■ YOUR INSTRUCTIONS ■
Faithfully return all lines, omitting every embedded picture.

[begin SOURCE DATA]

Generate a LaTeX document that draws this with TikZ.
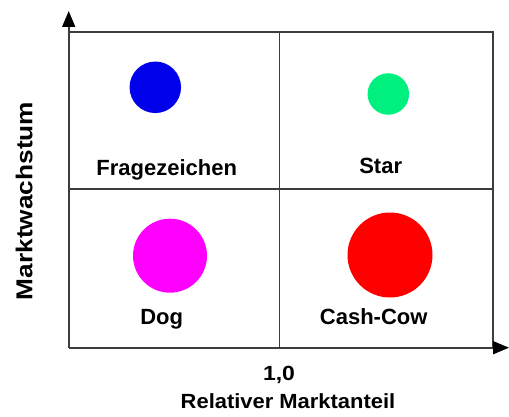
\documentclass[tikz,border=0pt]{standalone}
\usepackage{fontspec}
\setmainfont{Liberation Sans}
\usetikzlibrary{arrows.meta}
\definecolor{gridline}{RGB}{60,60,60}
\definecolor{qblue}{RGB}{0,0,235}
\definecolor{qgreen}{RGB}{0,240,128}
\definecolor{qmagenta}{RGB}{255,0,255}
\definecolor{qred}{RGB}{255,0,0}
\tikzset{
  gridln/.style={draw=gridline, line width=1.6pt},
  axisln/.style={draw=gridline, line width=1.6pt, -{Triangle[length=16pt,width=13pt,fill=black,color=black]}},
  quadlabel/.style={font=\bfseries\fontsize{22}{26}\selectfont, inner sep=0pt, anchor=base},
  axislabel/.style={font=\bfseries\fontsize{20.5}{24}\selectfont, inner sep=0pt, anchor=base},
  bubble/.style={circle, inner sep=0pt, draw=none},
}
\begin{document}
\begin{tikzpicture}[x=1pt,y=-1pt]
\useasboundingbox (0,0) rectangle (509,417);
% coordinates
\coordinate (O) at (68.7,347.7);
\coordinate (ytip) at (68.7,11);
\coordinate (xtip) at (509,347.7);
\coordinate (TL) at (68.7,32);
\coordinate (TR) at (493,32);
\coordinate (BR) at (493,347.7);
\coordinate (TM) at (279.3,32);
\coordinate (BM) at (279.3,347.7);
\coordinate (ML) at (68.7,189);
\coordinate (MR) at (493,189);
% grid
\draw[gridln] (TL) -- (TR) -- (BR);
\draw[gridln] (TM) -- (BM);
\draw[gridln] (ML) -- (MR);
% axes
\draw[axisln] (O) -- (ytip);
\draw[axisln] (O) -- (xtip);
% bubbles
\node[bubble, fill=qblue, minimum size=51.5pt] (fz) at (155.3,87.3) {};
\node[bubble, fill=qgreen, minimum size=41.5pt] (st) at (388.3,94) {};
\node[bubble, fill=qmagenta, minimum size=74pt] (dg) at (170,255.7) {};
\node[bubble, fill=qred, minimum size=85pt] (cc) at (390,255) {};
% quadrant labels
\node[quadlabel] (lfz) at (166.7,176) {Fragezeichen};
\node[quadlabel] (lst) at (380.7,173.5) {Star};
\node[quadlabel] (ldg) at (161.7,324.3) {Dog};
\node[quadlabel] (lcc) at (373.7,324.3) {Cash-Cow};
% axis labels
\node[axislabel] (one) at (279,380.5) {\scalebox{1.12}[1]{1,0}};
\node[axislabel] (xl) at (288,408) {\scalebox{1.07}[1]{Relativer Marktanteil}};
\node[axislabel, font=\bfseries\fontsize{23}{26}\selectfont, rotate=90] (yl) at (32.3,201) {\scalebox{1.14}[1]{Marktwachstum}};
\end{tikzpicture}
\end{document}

[end SOURCE DATA]

■ WRITTEN SOLUTION ■
Generate a LaTeX document that draws this with TikZ.
\documentclass[tikz,border=0pt]{standalone}
\usepackage{fontspec}
\setmainfont{Liberation Sans}
\usetikzlibrary{arrows.meta}
\definecolor{gridline}{RGB}{60,60,60}
\definecolor{qblue}{RGB}{0,0,235}
\definecolor{qgreen}{RGB}{0,240,128}
\definecolor{qmagenta}{RGB}{255,0,255}
\definecolor{qred}{RGB}{255,0,0}
\tikzset{
  gridln/.style={draw=gridline, line width=1.6pt},
  axisln/.style={draw=gridline, line width=1.6pt, -{Triangle[length=16pt,width=13pt,fill=black,color=black]}},
  quadlabel/.style={font=\bfseries\fontsize{22}{26}\selectfont, inner sep=0pt, anchor=base},
  axislabel/.style={font=\bfseries\fontsize{20.5}{24}\selectfont, inner sep=0pt, anchor=base},
  bubble/.style={circle, inner sep=0pt, draw=none},
}
\begin{document}
\begin{tikzpicture}[x=1pt,y=-1pt]
\useasboundingbox (0,0) rectangle (509,417);
% coordinates
\coordinate (O) at (68.7,347.7);
\coordinate (ytip) at (68.7,11);
\coordinate (xtip) at (509,347.7);
\coordinate (TL) at (68.7,32);
\coordinate (TR) at (493,32);
\coordinate (BR) at (493,347.7);
\coordinate (TM) at (279.3,32);
\coordinate (BM) at (279.3,347.7);
\coordinate (ML) at (68.7,189);
\coordinate (MR) at (493,189);
% grid
\draw[gridln] (TL) -- (TR) -- (BR);
\draw[gridln] (TM) -- (BM);
\draw[gridln] (ML) -- (MR);
% axes
\draw[axisln] (O) -- (ytip);
\draw[axisln] (O) -- (xtip);
% bubbles
\node[bubble, fill=qblue, minimum size=51.5pt] (fz) at (155.3,87.3) {};
\node[bubble, fill=qgreen, minimum size=41.5pt] (st) at (388.3,94) {};
\node[bubble, fill=qmagenta, minimum size=74pt] (dg) at (170,255.7) {};
\node[bubble, fill=qred, minimum size=85pt] (cc) at (390,255) {};
% quadrant labels
\node[quadlabel] (lfz) at (166.7,176) {Fragezeichen};
\node[quadlabel] (lst) at (380.7,173.5) {Star};
\node[quadlabel] (ldg) at (161.7,324.3) {Dog};
\node[quadlabel] (lcc) at (373.7,324.3) {Cash-Cow};
% axis labels
\node[axislabel] (one) at (279,380.5) {\scalebox{1.12}[1]{1,0}};
\node[axislabel] (xl) at (288,408) {\scalebox{1.07}[1]{Relativer Marktanteil}};
\node[axislabel, font=\bfseries\fontsize{23}{26}\selectfont, rotate=90] (yl) at (32.3,201) {\scalebox{1.14}[1]{Marktwachstum}};
\end{tikzpicture}
\end{document}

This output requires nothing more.